Pourtant ce livre existe. Il est né grâce au projet "écritures migrantes " de la Foire du Livre de Bruxelles. Le grand rendez-vous annuel se déroule à Tour&Taxis, soit à quelques minutes à pied du parc Maximilien où se regroupent les personnes en errance. D'où l'idée de (je cite...) "donner une voix à des auteurs qui, muselés par les circonstances de la vie, se retrouvent chez nous, en Belgique, à l'issue d'un périple presque toujours chaotique". La FDL, Médecins du Monde, Amnesty International, la Fédé Wallonie-Bruxelles, les Universités populaires du théâtre, TraduQtiv, Refugees got Talent, la Bibliothèque communale Hergé et Lejeune Legal ont unis leurs ressources, avec l'éditeur Mardaga, pour lancer une sorte de message à la mer. 

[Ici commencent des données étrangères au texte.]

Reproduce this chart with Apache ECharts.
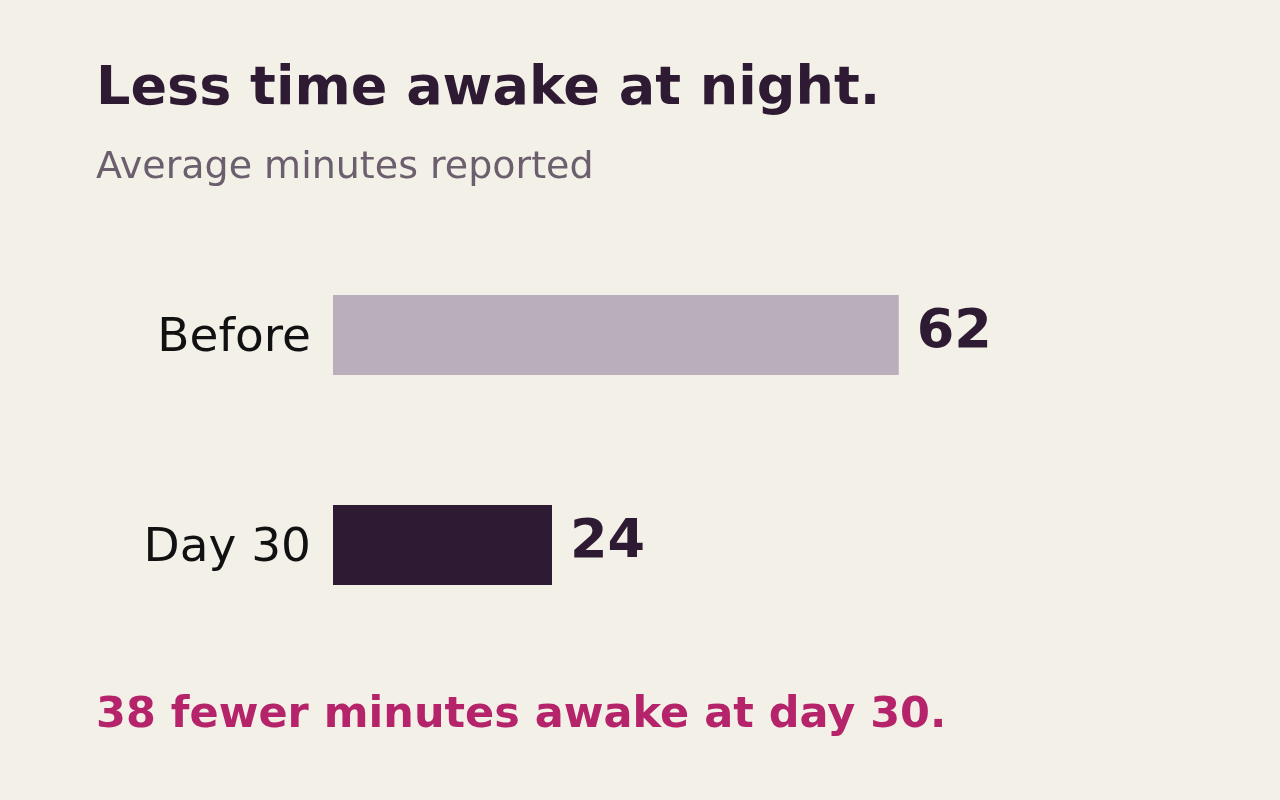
<!DOCTYPE html>
<html>
<head>
<meta charset="utf-8">
<script src="https://cdn.jsdelivr.net/npm/echarts@6/dist/echarts.min.js"></script>
<style>
html,body{margin:0;padding:0;background:#f3f0e8;}
#c{width:1280px;height:800px;}
</style>
</head>
<body>
<div id="c"></div>
<script>
const categories = ['Before', 'Day 30'];
const minutesAwake = [62, 24];
const titleText = 'Less time awake at night.';
const subtitleText = 'Average minutes reported';
const footerText = '38 fewer minutes awake at day 30.';

const barColors = ['#bbaebc', '#2e1a33'];
const FONT = '"DejaVu Sans", sans-serif';

const chart = echarts.init(document.getElementById('c'));
chart.setOption({
  backgroundColor: '#f3f0e8',
  animation: false,
  title: [
    { text: titleText, left: 96, top: 63, padding: 0,
      textStyle: { fontFamily: FONT, fontSize: 54, fontWeight: 'bold', color: '#2e1a33', lineHeight: 54 } },
    { text: subtitleText, left: 96, top: 149, padding: 0,
      textStyle: { fontFamily: FONT, fontSize: 38, fontWeight: 'normal', color: '#6b5f6d', lineHeight: 38 } },
    { text: footerText, left: 96, top: 694, padding: 0,
      textStyle: { fontFamily: FONT, fontSize: 43, fontWeight: 'bold', color: '#b5246b', lineHeight: 43 } }
  ],
  grid: { left: 333, top: 230, height: 420, right: 217, containLabel: false },
  xAxis: {
    type: 'value', min: 0, max: 80,
    show: false
  },
  yAxis: {
    type: 'category', data: categories, inverse: true,
    axisLine: { show: false }, axisTick: { show: false }, splitLine: { show: false },
    axisLabel: { fontFamily: FONT, fontSize: 47, color: '#111111', margin: 22,
      verticalAlign: 'top', lineHeight: 8 }
  },
  series: [{
    type: 'bar',
    data: minutesAwake,
    barWidth: 80,
    itemStyle: { color: p => barColors[p.dataIndex] },
    label: {
      show: true, position: 'right', distance: 18,
      verticalAlign: 'bottom', lineHeight: 5,
      fontFamily: FONT, fontSize: 54, fontWeight: 'bold', color: '#2e1a33'
    }
  }]
});
</script>
</body>
</html>
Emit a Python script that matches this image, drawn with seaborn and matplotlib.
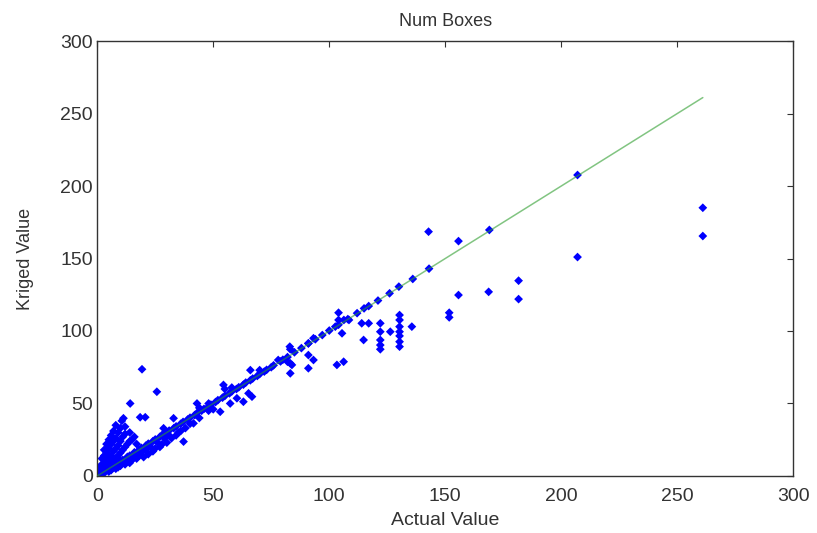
import matplotlib
matplotlib.use("Agg")
import matplotlib.pyplot as plt
import seaborn as sns
import pandas as pd

# ---- data ----
# points lying close to the identity line
on_x = [0, 0.5, 1, 1.5, 2, 3, 4, 5, 6, 7, 8, 9, 10, 11, 13, 14, 16, 18, 19, 21, 22, 24, 25, 27, 28, 30,
        31, 33, 34, 36, 37, 39, 40, 42, 43, 45, 46, 48, 49, 51, 52, 54, 55, 57, 58, 60, 61, 63, 64,
        66, 67, 69, 70, 72, 73, 75, 76, 79, 80, 82, 85, 88, 91, 94, 97, 100, 104, 108, 112, 115,
        117, 121, 126, 130, 136, 143, 169, 207]
on_y = [0, 0.6, 1.2, 1.4, 2.2, 3, 4.2, 5, 6.3, 7, 8.4, 9, 10.3, 11, 13.2, 14, 16.3, 18, 19.4, 21, 22.3,
        24, 25.2, 27, 28.4, 30, 31.3, 33, 34.2, 36, 37.3, 39, 40.2, 42, 43.4, 45, 46.3, 48, 49.2, 51,
        52.3, 54, 55.2, 57, 58.3, 60, 61.2, 63, 64.4, 66, 67.2, 69, 70.3, 72, 73.2, 75, 76.3, 79,
        80.2, 82, 85.3, 88.2, 91.4, 94.3, 97.2, 100.3, 104.3, 108.2, 112.3, 115.6, 117.2, 121,
        126, 130.6, 135.9, 143, 169.7, 207.6]

# points above the line (over-estimates)
up_x = [1, 1, 2, 2, 2, 3, 3, 3, 3, 4, 4, 4, 4, 5, 5, 5, 5, 6, 6, 6, 6, 7, 7, 7, 7, 8, 8, 8, 8,
        9, 9, 9, 10, 10, 10, 10.6, 11, 11, 11.3, 12, 12, 12, 13, 14, 14, 14.2, 15, 16, 17, 18.5,
        20.7, 19.3, 25.7, 28.6, 32.9, 41.5, 43, 44, 48, 54.4, 55, 58, 66, 70, 78, 83, 83.2, 91,
        93.2, 104, 104, 106.3, 108.5, 142.8, 155.7]
up_y = [3, 6, 4, 8, 12, 5, 9, 14, 18, 6, 10, 16, 22, 8, 12, 19, 25, 9, 14, 22, 28, 10, 17, 24, 31,
        12, 19, 26, 35, 14, 21, 30, 16, 24, 33, 38, 18, 27, 39.8, 20, 29, 34, 22, 24, 30, 50, 25,
        27, 22, 40.5, 40.5, 73.6, 58.1, 32.9, 39.8, 36.3, 50, 47, 50, 62.8, 60, 61, 73, 73, 80,
        89.2, 87.4, 91.5, 95, 112.6, 107.6, 107.6, 107.6, 168.5, 162]

# points below the line (under-estimates)
lo_x = [3, 5, 6, 7, 8, 9, 10, 11, 12, 13, 14, 15, 16, 17, 18, 19, 20, 21, 22, 23, 24, 25, 26, 27,
        28, 29, 30, 31, 32, 34, 35, 36, 37.2, 38, 40, 44, 48, 50, 53, 57.3, 60.2, 63, 65.2, 66.7,
        82, 83.2, 83.2, 83.9, 91, 91, 93.2, 102.6, 103.3, 105.5, 106.2, 114, 114.8, 117, 122, 122,
        122, 122, 122, 126.3, 130.3, 130.3, 130.3, 130.3, 130.3, 130.3, 130.3, 135.6, 151.7,
        151.7, 155.7, 168.7, 181.6, 181.6, 207, 261, 261]
lo_y = [2, 3, 4, 6, 5, 6, 7, 9, 8, 11, 9, 11, 13, 12, 14, 16, 13, 18, 15, 20, 17, 19, 23, 20, 22,
        26, 23, 28, 26, 28, 30, 31, 23.7, 33, 36, 40, 45, 46, 44.3, 50, 53.6, 51.2, 57, 54.7, 78.8,
        77.7, 70.8, 76.6, 83.4, 74.3, 80, 103, 76.6, 98.4, 78.8, 105.3, 93.8, 105.3, 105.3, 99.5,
        93.8, 90.3, 87.4, 99.5, 111, 107.6, 103, 99.5, 96.6, 92.6, 89.2, 103, 112.6, 109.4, 124.8,
        127, 134.7, 122, 151, 185, 165.5]

# identity reference line
line_x = [0, 261]
line_y = [0, 261]

x_ticks = [0, 50, 100, 150, 200, 250, 300]
y_ticks = [0, 50, 100, 150, 200, 250, 300]

df = pd.DataFrame({
    "actual": on_x + up_x + lo_x,
    "kriged": on_y + up_y + lo_y,
})

sns.set_theme(style="white")
plt.rcParams["font.family"] = ["Liberation Sans", "DejaVu Sans"]

fig = plt.figure(figsize=(8.17, 5.33), dpi=100)
ax = fig.add_axes([0.119, 0.107, 0.852, 0.816])

sns.scatterplot(data=df, x="actual", y="kriged", ax=ax, marker="D", s=20,
                color="#0000ff", edgecolor="none", linewidth=0, zorder=2)
sns.lineplot(x=line_x, y=line_y, ax=ax, color="#2e9e2e", linewidth=1.1, alpha=0.6, zorder=3)

ax.set_xlim(0, 300)
ax.set_ylim(0, 300)
ax.set_xticks(x_ticks)
ax.set_yticks(y_ticks)
ax.tick_params(direction="in", length=4, width=0.8, colors="#333333",
               top=True, right=True, labelsize=14, labelcolor="#333333", pad=3)
ax.tick_params(axis="x", pad=9)
for sp in ax.spines.values():
    sp.set_visible(True)
    sp.set_color("#333333")
    sp.set_linewidth(1.0)

ax.set_title("Num Boxes", fontsize=13, color="#333333", pad=11)
ax.set_xlabel("Actual Value", fontsize=14, color="#333333", labelpad=5)
ax.set_ylabel("Kriged Value", fontsize=13, color="#333333", labelpad=19)

fig.savefig("out.png", dpi=100)
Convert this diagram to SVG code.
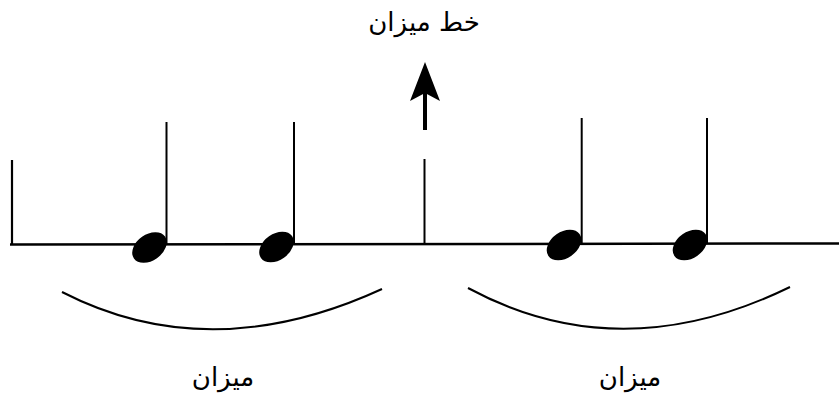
<svg xmlns="http://www.w3.org/2000/svg" width="839" height="398" viewBox="0 0 839 398">
<style>
.ln{stroke:#000;fill:none;stroke-linecap:butt}
.head{fill:#000}
.lbl{font-family:"DejaVu Sans","Noto Sans",sans-serif;font-size:26px;fill:#000;text-anchor:middle}
</style>
<rect width="839" height="398" fill="#fff"/>
<g id="staff">
<line class="ln" x1="10" y1="244.5" x2="839" y2="243.5" stroke-width="2.5"/>
<line class="ln" x1="12" y1="160" x2="12" y2="245" stroke-width="2.2"/>
</g>
<g id="barline">
<line class="ln" x1="424.5" y1="159" x2="424.5" y2="245" stroke-width="2"/>
</g>
<g id="note1">
<line class="ln" x1="166.5" y1="122" x2="166.5" y2="245" stroke-width="2"/>
<ellipse class="head" cx="149.5" cy="247.5" rx="19" ry="13" transform="rotate(-35 149.5 247.5)"/>
</g>
<g id="note2">
<line class="ln" x1="294" y1="122" x2="294" y2="245" stroke-width="2"/>
<ellipse class="head" cx="276.5" cy="247" rx="19" ry="13" transform="rotate(-35 276.5 247)"/>
</g>
<g id="note3">
<line class="ln" x1="581.7" y1="118" x2="581.7" y2="244" stroke-width="2"/>
<ellipse class="head" cx="564" cy="245" rx="19" ry="13" transform="rotate(-35 564 245)"/>
</g>
<g id="note4">
<line class="ln" x1="707" y1="118" x2="707" y2="244" stroke-width="2"/>
<ellipse class="head" cx="690" cy="245" rx="19" ry="13" transform="rotate(-35 690 245)"/>
</g>
<g id="connectors">
<line class="ln" x1="425" y1="130" x2="425" y2="92" stroke-width="4"/>
<path class="head" d="M425,62 L440,101 L425,93 L410,101 Z"/>
<path class="ln" d="M62,292 Q210,368 382,289" stroke-width="2"/>
<path class="ln" d="M468,288 Q620,370 790,287" stroke-width="2"/>
</g>
<g id="title">
<text class="lbl" x="424" y="31" direction="rtl">خط میزان</text>
</g>
<g id="label1">
<text class="lbl" x="223" y="386" direction="rtl">میزان</text>
</g>
<g id="label2">
<text class="lbl" x="630" y="386" direction="rtl">میزان</text>
</g>
</svg>
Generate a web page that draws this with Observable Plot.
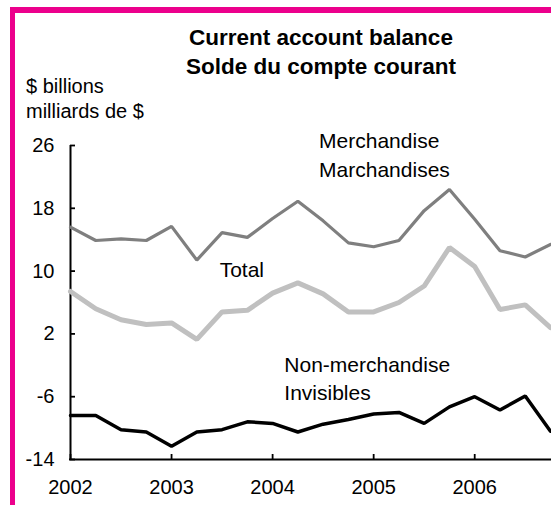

Des auteurs d'ici et d'ailleurs se rencontrent à travers le terrain vague des pages. Xavier Deutsch, Salim, Ali Talib, Françoise Lalande, Homam Daoud, Lisette Lombé, Serge Bagamboula, Abdullah Maksour, Slimane Benaïssa, Kelechi Johnbosco Kc, Zaid Alsefoo, Fatiha Saïdi, Aliette Griz, Hazim Kamaledin, Pedro Romero, Kokou Boris Don Bright Agbotame et Geneviève Damas me font entendre leurs voix, comme en choeur, alors que le train avance, que les passagers montent et descendent. Tous, ou presque, savent où ils vont. Et de me demander si, parmi les personnes embarquées dans ce train, certains rêvent d'avoir des papiers.

Dans la préface, l'écrivain espagnol Victor del Arbol s'interroge sur la jetée de Punta del Santo à Tarifa, où arrivent, jour après jour, avec les marées, des hommes, des femmes et des enfants emballés dans des couvertures rouges. L'écrivain se dit que "si la mer était un cimetière elle serait pleine de croix, de souvenirs de famille, d'individus rudement traînés pendant des kilomètres, là en bas, sur le fond. Si la mer avait une voix, son cri de douleur serait insupportable". Plus loin il explique ce qu'il a ressenti en déchiffrant les textes. "Le livre parle de ces voix-là, celles d'hommes et de femmes qui auront arraché leur étiquette de migrants pour se présenter avec leur nom, prénom et histoire personnelle".